A Jackson County judge will hear a motion by Commerce activist Tim Redmond on Wednesday, Sept. 7, challenging a Commerce ordinance dealing with the distribution of pamphlets and leaflets.
Redmond, who lives on Troy Street and attends most city council meetings, asks the court to issue an injunction to prohibit the city from enforcing the ordinance, which was passed in the mid-1980s in response to activity by the Ku Klux Klan. He considers the ordinance to be in conflict with the first amendment to the U.S. Constitution, which protects freedom of speech and freedom of the press.
Redmond cites three specific issues. First, he objects to having to get a permit from the city clerk to distribute information. Secondly, he opposes the requirement that all such matters bear the name and address of the person responsible for the printing and distribution of the materials, and thirdly, he objects to provisions limiting where and how such materials are distributed.
Redmond cites U.S. Supreme Court decisions knocking down similar ordinances, decisions he says should be applied to the Commerce ordinance.
In addition, in his submission to the court, Redmond points out that the city’s “begging and soliciting ordinance,” also a First Amendment free-speech issue, does not require a permit, nor restrict time or place.

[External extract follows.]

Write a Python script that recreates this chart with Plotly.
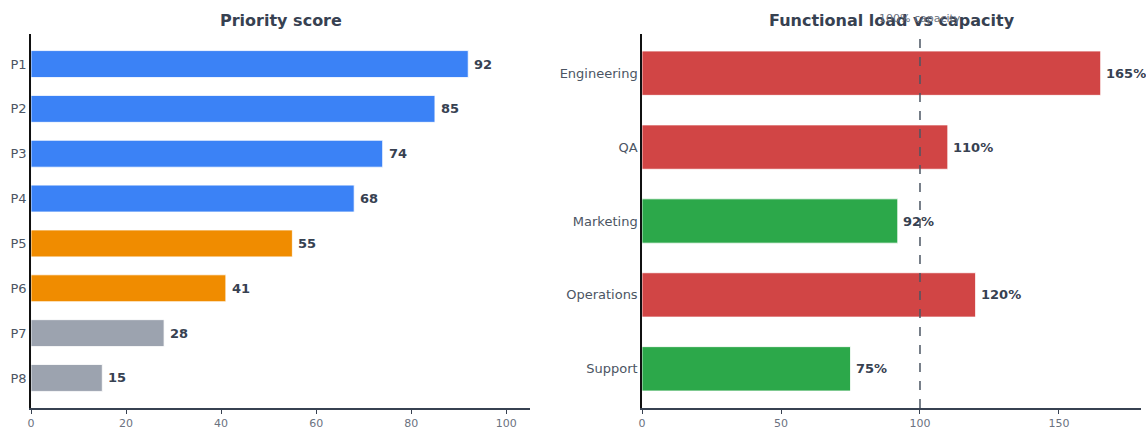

“Plaintiff wishes to distribute literature, including anonymous literature, in the traditional public forums in Commerce, Georgia, without license, censorship and any threat of immediate arrest, prosecution, imprisonment and/or fines by the defendants, for exercising any of plaintiff’s protected and guaranteed freedoms of speech and of the press,” his motion concludes.
Redmond first broached the subject with the city council in a Dec. 30, 2015, letter to his city councilman, Archie Chaney, which drew a response Jan. 4, 2016, from then-city manager Pete Pyrzenski affirming the city’s right to “reasonably regulate the time, place and manner of speech.” The letter also advised that “requiring a permit has been upheld by the courts.”
Redmond made a direct appeal for a repeal of the distribution ordinance at the city council’s Jan. 19, 2016, meeting. The council took no action.